I want readers to enjoy these foods. I’ve spent years figuring out how to make them from the scanty descriptions, incomplete measurements, and nonexistent instructions. In some cases, I’ve had to develop the recipe from just a description: you’ll see “Re-created from period sources” under the titles of those dishes. For the recipes described as “Adapted from period sources,” I’ve simply standardized the measurements to those used in today’s kitchens, clarified the ingredients and put them in proper order, and written the method for preparation.

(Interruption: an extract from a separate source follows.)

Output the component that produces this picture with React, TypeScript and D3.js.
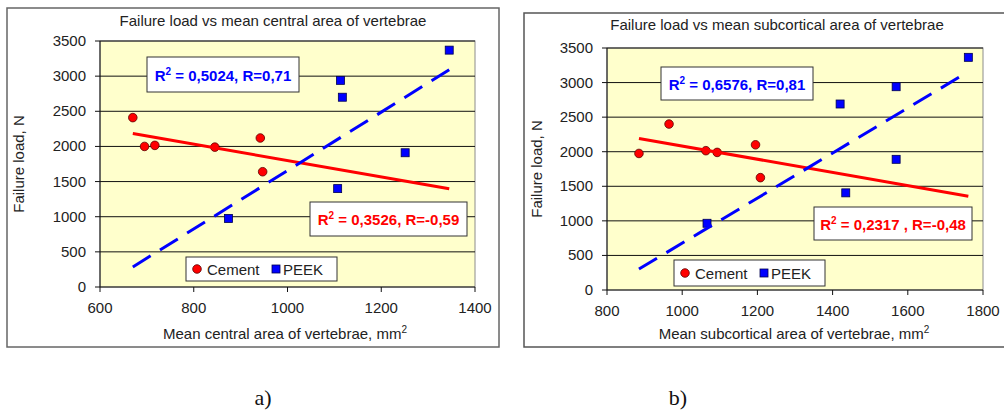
import React from "react";
import * as d3 from "d3";

// measured values
const centralCementX = [670, 695, 717, 845, 942, 947];
const centralCementY = [2410, 2000, 2015, 1990, 2120, 1640];
const centralPeekX = [874, 1107, 1113, 1117, 1251, 1345];
const centralPeekY = [975, 1400, 2940, 2700, 1910, 3370];

const subCementX = [885, 965, 1063, 1093, 1195, 1208];
const subCementY = [1975, 2400, 2015, 1990, 2100, 1625];
const subPeekX = [1066, 1420, 1435, 1569, 1569, 1761];
const subPeekY = [965, 2690, 1405, 2940, 1890, 3365];

const yTicks = [0, 500, 1000, 1500, 2000, 2500, 3000, 3500];
const centralXTicks = [600, 800, 1000, 1200, 1400];
const subXTicks = [800, 1000, 1200, 1400, 1600, 1800];

const centralStats = { peek: ["0,5024", "0,71"], cement: ["0,3526", "-0,59"] };
const subStats = { peek: ["0,6576", "0,81"], cement: ["0,2317 ", "-0,48"] };

const FONT = "'Liberation Sans', Arial, sans-serif";

function linreg(xs: number[], ys: number[]) {
  const mx = d3.mean(xs)!;
  const my = d3.mean(ys)!;
  let sxy = 0, sxx = 0;
  xs.forEach((x, i) => {
    sxy += (x - mx) * (ys[i] - my);
    sxx += (x - mx) * (x - mx);
  });
  const slope = sxy / sxx;
  return (x: number) => my + slope * (x - mx);
}

type Box = { x: number; y: number; w: number; h: number };

interface ChartProps {
  frame: Box;
  frameRightOpen?: boolean;
  plot: Box;
  title: string;
  titleY: number;
  titleX: number;
  xLabel: string;
  xLabelX: number;
  yLabelX: number;
  xTicks: number[];
  cx: number[];
  cy: number[];
  px: number[];
  py: number[];
  stats: { peek: string[]; cement: string[] };
  peekBox: Box;
  cementBox: Box;
  legendBox: Box;
}

const RText = ({ box, vals, color }: { box: Box; vals: string[]; color: string }) => (
  <g>
    <rect x={box.x} y={box.y} width={box.w} height={box.h} fill="white" stroke="#333" strokeWidth={1} />
    <text
      x={box.x + box.w / 2}
      y={box.y + box.h / 2 + 6}
      textAnchor="middle"
      fontFamily={FONT}
      fontWeight="bold"
      fontSize={15}
      fill={color}
    >
      R<tspan dy={-6} fontSize={10}>2</tspan>
      <tspan dy={6}>{` = ${vals[0]}, R=${vals[1]}`}</tspan>
    </text>
  </g>
);

const Chart = (p: ChartProps) => {
  const x = d3.scaleLinear().domain([p.xTicks[0], p.xTicks[p.xTicks.length - 1]]).range([p.plot.x, p.plot.x + p.plot.w]);
  const y = d3.scaleLinear().domain([0, 3500]).range([p.plot.y + p.plot.h, p.plot.y]);
  const allX = [...p.cx, ...p.px];
  const [x0, x1] = d3.extent(allX) as [number, number];
  const fc = linreg(p.cx, p.cy);
  const fp = linreg(p.px, p.py);
  const line = d3.line<[number, number]>().x((d) => x(d[0])).y((d) => y(d[1]));
  const bottom = p.plot.y + p.plot.h;
  const right = p.plot.x + p.plot.w;
  const lb = p.legendBox;
  const ly = lb.y + lb.h / 2;

  return (
    <g>
      {p.frameRightOpen ? (
        <path
          d={`M${p.frame.x + p.frame.w},${p.frame.y}H${p.frame.x}V${p.frame.y + p.frame.h}H${p.frame.x + p.frame.w}`}
          fill="white"
          stroke="#555"
          strokeWidth={1.5}
        />
      ) : (
        <rect x={p.frame.x} y={p.frame.y} width={p.frame.w} height={p.frame.h} fill="white" stroke="#666" strokeWidth={1.5} />
      )}
      <text x={p.titleX} y={p.titleY} textAnchor="middle" fontFamily={FONT} fontSize={15} fill="#222">
        {p.title}
      </text>
      <rect x={p.plot.x} y={p.plot.y} width={p.plot.w} height={p.plot.h} fill="#FFFFCC" stroke="#8c8c8c" strokeWidth={1} />
      {yTicks.map((t) => (
        <g key={t}>
          {t > 0 && <line x1={p.plot.x} x2={right} y1={y(t)} y2={y(t)} stroke="#111" strokeWidth={1} />}
          <line x1={p.plot.x - 5} x2={p.plot.x} y1={y(t)} y2={y(t)} stroke="#111" />
          <text x={p.plot.x - 14} y={y(t) + 5} textAnchor="end" fontFamily={FONT} fontSize={15} fill="#222">
            {t}
          </text>
        </g>
      ))}
      {p.xTicks.map((t) => (
        <g key={t}>
          <line x1={x(t)} x2={x(t)} y1={bottom} y2={bottom + 5} stroke="#111" />
          <text x={x(t)} y={bottom + 26} textAnchor="middle" fontFamily={FONT} fontSize={15} fill="#222">
            {t}
          </text>
        </g>
      ))}
      <line x1={p.plot.x} x2={p.plot.x} y1={p.plot.y} y2={bottom} stroke="#111" />
      <line x1={p.plot.x} x2={right} y1={bottom} y2={bottom} stroke="#111" />
      <text x={p.xLabelX} y={p.frame.y + p.frame.h - 8} textAnchor="middle" fontFamily={FONT} fontSize={15} fill="#222">
        {p.xLabel}
        <tspan dy={-6} fontSize={10}>2</tspan>
      </text>
      <text
        transform={`translate(${p.yLabelX},${p.plot.y + p.plot.h / 2}) rotate(-90)`}
        textAnchor="middle"
        fontFamily={FONT}
        fontSize={15}
        fill="#222"
      >
        Failure load, N
      </text>

      {p.cx.map((v, i) => (
        <circle key={"c" + i} cx={x(v)} cy={y(p.cy[i])} r={4.3} fill="#FF0000" stroke="#5a0000" strokeWidth={0.8} />
      ))}
      {p.px.map((v, i) => (
        <rect key={"p" + i} x={x(v) - 4} y={y(p.py[i]) - 4} width={8} height={8} fill="#0000FF" stroke="#000050" strokeWidth={0.8} />
      ))}

      <path d={line([[x0, fc(x0)], [x1, fc(x1)]])!} stroke="#FF0000" strokeWidth={3} fill="none" />
      <path d={line([[x0, fp(x0)], [x1, fp(x1)]])!} stroke="#0000FF" strokeWidth={3} fill="none" strokeDasharray="21 11" />

      <RText box={p.peekBox} vals={p.stats.peek} color="#0000FF" />
      <RText box={p.cementBox} vals={p.stats.cement} color="#FF0000" />

      <rect x={lb.x} y={lb.y} width={lb.w} height={lb.h} fill="white" stroke="#333" strokeWidth={1} />
      <circle cx={lb.x + 11} cy={ly} r={4.3} fill="#FF0000" stroke="#5a0000" strokeWidth={0.8} />
      <text x={lb.x + 21} y={ly + 5.5} fontFamily={FONT} fontSize={15} fill="#222">
        Cement
      </text>
      <rect x={lb.x + 86} y={ly - 4} width={8} height={8} fill="#0000FF" stroke="#000050" strokeWidth={0.8} />
      <text x={lb.x + 97} y={ly + 5.5} fontFamily={FONT} fontSize={15} fill="#222">
        PEEK
      </text>
    </g>
  );
};

export default function App() {
  return (
    <svg width={1004} height={416} style={{ position: "absolute", left: 0, top: 0, background: "white" }}>
      <Chart
        frame={{ x: 7, y: 8, w: 492, h: 339 }}
        plot={{ x: 100, y: 41, w: 375, h: 246 }}
        title="Failure load vs mean central area of vertebrae"
        titleX={273}
        titleY={26}
        xLabel="Mean central area of vertebrae, mm"
        xLabelX={285}
        yLabelX={24}
        xTicks={centralXTicks}
        cx={centralCementX}
        cy={centralCementY}
        px={centralPeekX}
        py={centralPeekY}
        stats={centralStats}
        peekBox={{ x: 147, y: 57, w: 152, h: 35 }}
        cementBox={{ x: 310, y: 202, w: 157, h: 34 }}
        legendBox={{ x: 186, y: 257, w: 151, h: 24 }}
      />
      <Chart
        frame={{ x: 524, y: 13, w: 490, h: 334 }}
        frameRightOpen
        plot={{ x: 607, y: 48, w: 376, h: 242 }}
        title="Failure load vs mean subcortical area of vertebrae"
        titleX={777}
        titleY={30}
        xLabel="Mean subcortical area of vertebrae, mm"
        xLabelX={794}
        yLabelX={542}
        xTicks={subXTicks}
        cx={subCementX}
        cy={subCementY}
        px={subPeekX}
        py={subPeekY}
        stats={subStats}
        peekBox={{ x: 661, y: 67, w: 152, h: 33 }}
        cementBox={{ x: 814, y: 207, w: 158, h: 33 }}
        legendBox={{ x: 674, y: 260, w: 151, h: 26 }}
      />
      <text x={263} y={405} textAnchor="middle" fontFamily="'Liberation Serif', serif" fontSize={22} fill="#111">
        a)
      </text>
      <text x={678} y={405} textAnchor="middle" fontFamily="'Liberation Serif', serif" fontSize={22} fill="#111">
        b)
      </text>
    </svg>
  );
}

This book is organized generally as a biography following Abraham Lincoln’s life from his childhood through his presidency. In some of the chapters, I describe my process for unraveling the historical clues to get to the flavors and textures. In others, I delve more deeply into Lincoln’s biography and show how food brings new considerations to an understanding of his life, marriage, and time as president. All of the chapters have recipes at the end so you can undertake these explorations in your own kitchen. I promise these dishes are unlike anything we eat today. Delicious, evocative, and well worth the small efforts to prepare.